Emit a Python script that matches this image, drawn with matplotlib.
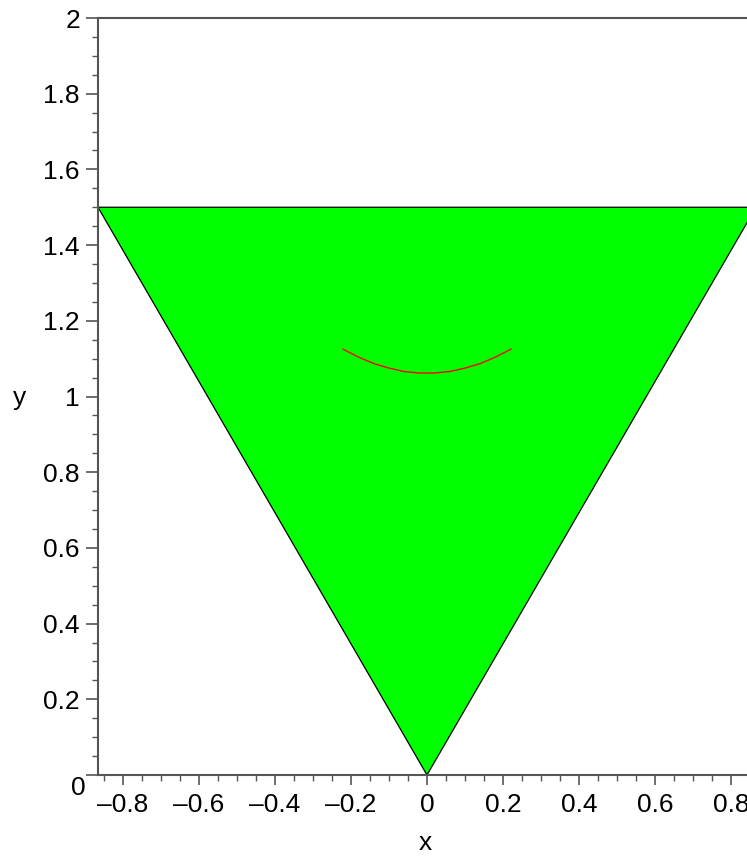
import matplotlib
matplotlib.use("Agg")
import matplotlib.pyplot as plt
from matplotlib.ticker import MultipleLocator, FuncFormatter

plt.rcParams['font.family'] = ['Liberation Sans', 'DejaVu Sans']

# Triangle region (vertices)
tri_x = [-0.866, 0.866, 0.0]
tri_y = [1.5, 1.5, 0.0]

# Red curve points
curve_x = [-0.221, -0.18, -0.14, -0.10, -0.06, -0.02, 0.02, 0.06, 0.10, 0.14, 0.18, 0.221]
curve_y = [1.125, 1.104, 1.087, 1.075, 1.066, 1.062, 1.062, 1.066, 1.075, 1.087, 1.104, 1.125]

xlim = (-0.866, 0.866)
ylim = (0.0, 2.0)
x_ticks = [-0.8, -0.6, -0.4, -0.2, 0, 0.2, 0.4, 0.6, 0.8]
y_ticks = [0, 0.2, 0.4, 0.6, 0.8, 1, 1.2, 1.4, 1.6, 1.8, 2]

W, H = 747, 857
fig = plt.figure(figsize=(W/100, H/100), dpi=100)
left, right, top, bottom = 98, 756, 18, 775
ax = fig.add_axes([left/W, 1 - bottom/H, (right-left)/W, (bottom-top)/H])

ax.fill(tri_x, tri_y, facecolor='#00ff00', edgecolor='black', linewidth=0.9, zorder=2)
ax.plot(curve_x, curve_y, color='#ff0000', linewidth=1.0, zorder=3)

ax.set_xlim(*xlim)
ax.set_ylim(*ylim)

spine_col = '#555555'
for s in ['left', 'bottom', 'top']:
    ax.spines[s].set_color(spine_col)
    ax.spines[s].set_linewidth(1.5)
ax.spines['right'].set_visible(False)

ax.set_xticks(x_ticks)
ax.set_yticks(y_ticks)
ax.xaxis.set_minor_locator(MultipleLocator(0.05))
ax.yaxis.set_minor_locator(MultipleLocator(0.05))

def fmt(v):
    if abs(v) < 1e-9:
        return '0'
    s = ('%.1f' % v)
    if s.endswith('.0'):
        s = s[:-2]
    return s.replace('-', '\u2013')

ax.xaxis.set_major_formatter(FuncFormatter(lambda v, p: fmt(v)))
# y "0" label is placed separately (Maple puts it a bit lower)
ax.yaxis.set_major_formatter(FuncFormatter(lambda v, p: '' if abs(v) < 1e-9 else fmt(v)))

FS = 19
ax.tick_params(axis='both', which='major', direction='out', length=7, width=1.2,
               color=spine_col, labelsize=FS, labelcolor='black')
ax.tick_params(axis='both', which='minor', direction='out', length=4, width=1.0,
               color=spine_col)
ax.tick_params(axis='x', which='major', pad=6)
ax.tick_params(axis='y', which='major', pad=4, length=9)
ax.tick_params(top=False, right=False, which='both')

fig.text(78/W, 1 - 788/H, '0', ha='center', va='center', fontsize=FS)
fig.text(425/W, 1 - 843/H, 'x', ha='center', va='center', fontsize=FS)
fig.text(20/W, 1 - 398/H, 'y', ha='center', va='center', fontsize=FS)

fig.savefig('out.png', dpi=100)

▬▬▬▬▬▬▬▬▬▬

> **WHAT IS REQUIRED**:
Only the lines from the start of the material through the line containing "plt.rcParams['font.family'] = ['Liberation" should be transcribed. Pictures stay out.

> **RESPONSE TO THE EXERCISE**:
Emit a Python script that matches this image, drawn with matplotlib.
import matplotlib
matplotlib.use("Agg")
import matplotlib.pyplot as plt
from matplotlib.ticker import MultipleLocator, FuncFormatter

plt.rcParams['font.family'] = ['Liberation Sans', 'DejaVu Sans']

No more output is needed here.